Veleno del sè

Di Marina Corradi
22 Gennaio 2004
Normalmente non ci stiamo a pensare, così come non pensiamo che respiriamo

Normalmente non ci stiamo a pensare, così come non pensiamo che respiriamo. Fidarsi del prossimo è in un certo senso altrettanto naturale, e indispensabile. Da quando al mattino esci di casa, e ti fidi dell’operaio che ha revisionato l’ascensore. Sali su un treno, e ti fidi di chi lo guida, bevi un caffè al bar, e non ti sfiora l’idea che il barista l’abbia avvelenato. Senza questa implicita fiducia non potremmo andare avanti, costretti come saremmo a un paranoico stare in guardia, a un disperato difenderci da pericoli così numerosi da non essere affrontabili.

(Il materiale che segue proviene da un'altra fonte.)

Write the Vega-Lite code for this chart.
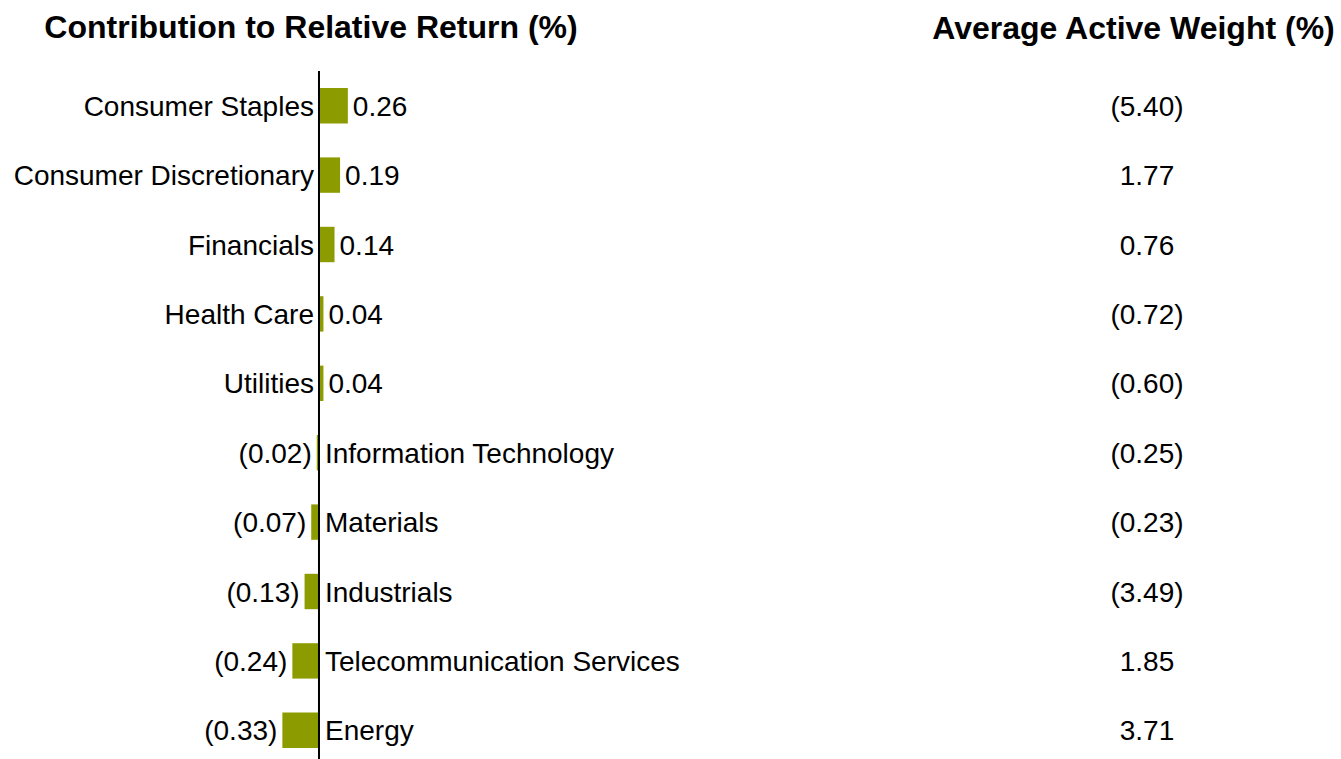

Da un paio di mesi però avanza un fenomeno marginale ma inquietante, di cui media e Tv dopo un iniziale clamore han preso a parlare a bassa voce, su sollecitazione della magistratura che temeva l’allargarsi della psicosi. Nonostante questo silenzio, i casi di acqua minerale avvelenata non sono cessati. Ai primi di gennaio le segnalazioni erano 1345 e 294 i casi positivi.
Fatto più preoccupante, la Procura di Venezia, dove si erano verificati i primi casi, ha stabilito che non c’è un unico disegno eversivo dietro a tanti episodi. Nelle bottiglie è stato trovato di tutto, dalla varechina al detersivo, e le segnalazioni sono arrivate da tutta Italia. Una decina di mitomani hanno confessato. Ma, e gli altri casi? Il fatto che quasi tutte le marche siano state colpite porterebbe a scartare anche una guerra a una determinata azienda. Ecologisti allora, in odio alle bottiglie di plastica? Eppure, stando ai magistrati, le “mani” e le modalità sono troppe.
Forse, al principio, un pazzo. Poi, un moltiplicarsi di emulatori. Ed è questa ipotesi che fa davvero paura. Avvelenare, semplicemente – chi, non si sa, a chi tocca tocca – e perché, non si sa – per noia, per nulla. L’aggressività, spiegano i trattati di criminologia, è tanto più forte quanto più è indeterminata. Lo sconosciuto che lascia sullo scaffale del supermercato l’acqua corretta alla varechina ignora chi berrà. E l’acqua non è un genere di lusso. è l’elemento primo, l’indispensabile alla vita, quasi il simbolo della vita stessa. C’è, nell’avvelenare l’acqua – nell’avvelenarla per chiunque, vecchio o bambino di tre anni, s’avvicini e prenda quella bottiglia – una carica di odio profondo, verso tutti. Ma chi, perché? Per sentirsi, per un giorno, importanti? Sinistri segreti di gente all’apparenza come tanta. Vuoti, annoiati, in corsa verso il nulla.
Di acquabomber, per fortuna non è morto nessuno. Ci sono dei feriti però, e non solo quelli che hanno bevuto. è incrinata quella implicita fiducia, quella nemmeno detta certezza che sul prossimo si può contare almeno nel bicchiere d’acqua che beviamo. Invece ecco qualcuno, al supermercato, tastare guardingo il collo delle bottiglie. Sorridendo agli altri in coda come a dire «non ci credo» sorridendo, ma di un sorriso un po’ tirato.